Transcribe the whole listing without a single picture.

SOURCE MATERIAL.
* * *
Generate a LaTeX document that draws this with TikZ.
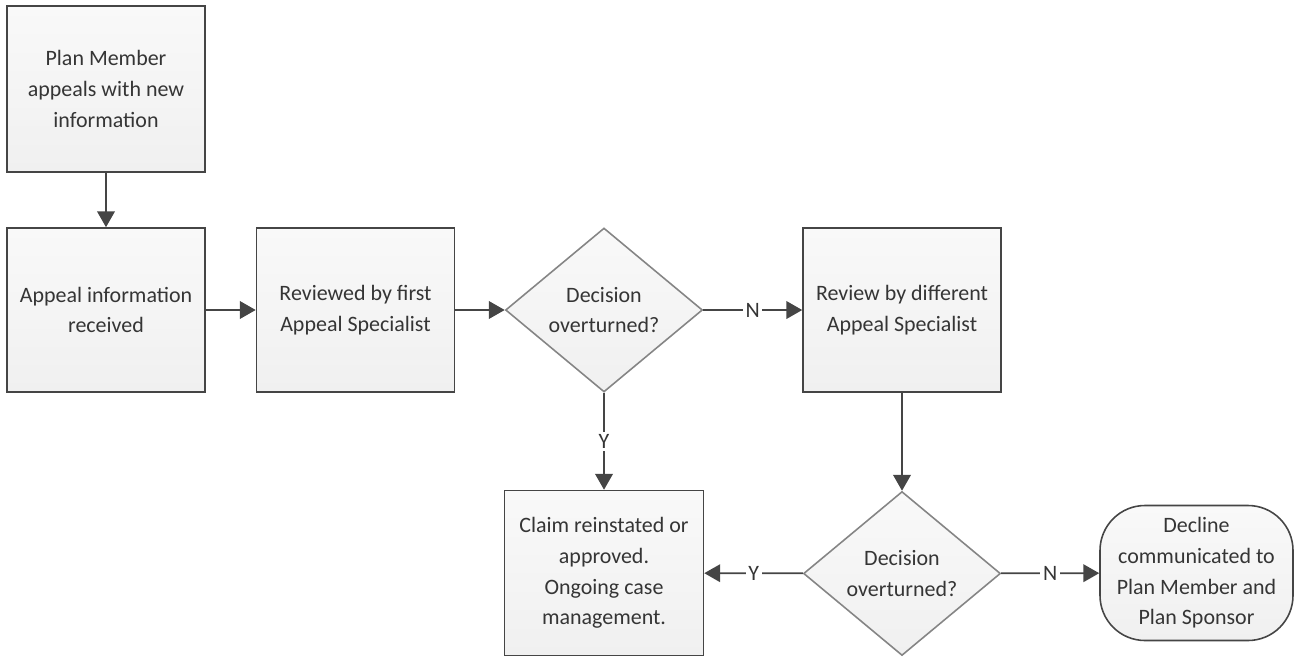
\documentclass[tikz,border=0pt]{standalone}
\usepackage{fontspec}
\setmainfont{Carlito}
\usepackage{xcolor}
\usetikzlibrary{arrows.meta,positioning,shapes.geometric}
\definecolor{textgray}{HTML}{353535}
\definecolor{edgegray}{HTML}{454545}
\definecolor{diagray}{HTML}{858585}
\definecolor{filltop}{HTML}{F9F9F9}
\definecolor{fillbot}{HTML}{F0F0F0}

\tikzset{
  flowbox/.style={draw=edgegray,line width=0.9pt,top color=filltop,bottom color=fillbot,text=textgray,align=center,
    minimum width=3.96cm,minimum height=3.28cm,inner sep=2pt,
    font=\fontsize{12.5}{17.5}\selectfont},
  decide/.style={diamond,draw=diagray,line width=0.9pt,top color=filltop,bottom color=fillbot,text=textgray,align=center,
    aspect=1.2,inner sep=0pt,minimum width=3.94cm,minimum height=3.28cm,
    font=\fontsize{12.5}{17.5}\selectfont},
  endbox/.style={draw=edgegray,line width=0.9pt,top color=filltop,bottom color=fillbot,text=textgray,align=center,
    rounded corners=0.9cm,minimum width=3.86cm,minimum height=2.7cm,inner sep=2pt,
    font=\fontsize{12.5}{17.5}\selectfont},
  flow/.style={draw=edgegray,line width=1pt,-{Triangle[length=9pt,width=10pt]}},
  yn/.style={fill=white,text=textgray,inner sep=1.5pt,font=\fontsize{12.5}{14}\selectfont}
}

\begin{document}
\begin{tikzpicture}
\useasboundingbox (0,0) rectangle (25.98,-13.16);
% boxes
\node[flowbox,minimum height=3.32cm] (member) at (2.12,-1.78) {Plan Member\\appeals with new\\information};
\node[flowbox] (received) at (2.12,-6.2) {Appeal information\\received};
\node[flowbox] (firstreview) at (7.11,-6.2) {Reviewed by first\\Appeal Specialist};
\node[decide] (decision1) at (12.08,-6.2) {Decision\\overturned?};
\node[flowbox] (secondreview) at (18.04,-6.2) {Review by different\\Appeal Specialist};
\node[decide] (decision2) at (18.04,-11.47) {Decision\\overturned?};
\node[flowbox,minimum width=3.98cm,minimum height=3.3cm] (approved) at (12.08,-11.46) {Claim reinstated or\\approved.\\Ongoing case\\management.};
\node[endbox] (decline) at (23.93,-11.46) {Decline\\communicated to\\Plan Member and\\Plan Sponsor};
% connectors
\draw[flow] (member) -- (received);
\draw[flow] (received) -- (firstreview);
\draw[flow] (firstreview) -- (decision1);
\draw[flow] (decision1) -- node[yn] {N} (secondreview);
\draw[flow] (decision1) -- node[yn] {Y} (approved);
\draw[flow] (secondreview) -- (decision2);
\draw[flow] (decision2) -- node[yn] {Y} (approved);
\draw[flow] (decision2) -- node[yn] {N} (decline);
\end{tikzpicture}
\end{document}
* * *
REPLY TO THE EXERCISE.
Generate a LaTeX document that draws this with TikZ.
\documentclass[tikz,border=0pt]{standalone}
\usepackage{fontspec}
\setmainfont{Carlito}
\usepackage{xcolor}
\usetikzlibrary{arrows.meta,positioning,shapes.geometric}
\definecolor{textgray}{HTML}{353535}
\definecolor{edgegray}{HTML}{454545}
\definecolor{diagray}{HTML}{858585}
\definecolor{filltop}{HTML}{F9F9F9}
\definecolor{fillbot}{HTML}{F0F0F0}

\tikzset{
  flowbox/.style={draw=edgegray,line width=0.9pt,top color=filltop,bottom color=fillbot,text=textgray,align=center,
    minimum width=3.96cm,minimum height=3.28cm,inner sep=2pt,
    font=\fontsize{12.5}{17.5}\selectfont},
  decide/.style={diamond,draw=diagray,line width=0.9pt,top color=filltop,bottom color=fillbot,text=textgray,align=center,
    aspect=1.2,inner sep=0pt,minimum width=3.94cm,minimum height=3.28cm,
    font=\fontsize{12.5}{17.5}\selectfont},
  endbox/.style={draw=edgegray,line width=0.9pt,top color=filltop,bottom color=fillbot,text=textgray,align=center,
    rounded corners=0.9cm,minimum width=3.86cm,minimum height=2.7cm,inner sep=2pt,
    font=\fontsize{12.5}{17.5}\selectfont},
  flow/.style={draw=edgegray,line width=1pt,-{Triangle[length=9pt,width=10pt]}},
  yn/.style={fill=white,text=textgray,inner sep=1.5pt,font=\fontsize{12.5}{14}\selectfont}
}

\begin{document}
\begin{tikzpicture}
\useasboundingbox (0,0) rectangle (25.98,-13.16);
% boxes
\node[flowbox,minimum height=3.32cm] (member) at (2.12,-1.78) {Plan Member\\appeals with new\\information};
\node[flowbox] (received) at (2.12,-6.2) {Appeal information\\received};
\node[flowbox] (firstreview) at (7.11,-6.2) {Reviewed by first\\Appeal Specialist};
\node[decide] (decision1) at (12.08,-6.2) {Decision\\overturned?};
\node[flowbox] (secondreview) at (18.04,-6.2) {Review by different\\Appeal Specialist};
\node[decide] (decision2) at (18.04,-11.47) {Decision\\overturned?};
\node[flowbox,minimum width=3.98cm,minimum height=3.3cm] (approved) at (12.08,-11.46) {Claim reinstated or\\approved.\\Ongoing case\\management.};
\node[endbox] (decline) at (23.93,-11.46) {Decline\\communicated to\\Plan Member and\\Plan Sponsor};
% connectors
\draw[flow] (member) -- (received);
\draw[flow] (received) -- (firstreview);
\draw[flow] (firstreview) -- (decision1);
\draw[flow] (decision1) -- node[yn] {N} (secondreview);
\draw[flow] (decision1) -- node[yn] {Y} (approved);
\draw[flow] (secondreview) -- (decision2);
\draw[flow] (decision2) -- node[yn] {Y} (approved);
\draw[flow] (decision2) -- node[yn] {N} (decline);
\end{tikzpicture}
\end{document}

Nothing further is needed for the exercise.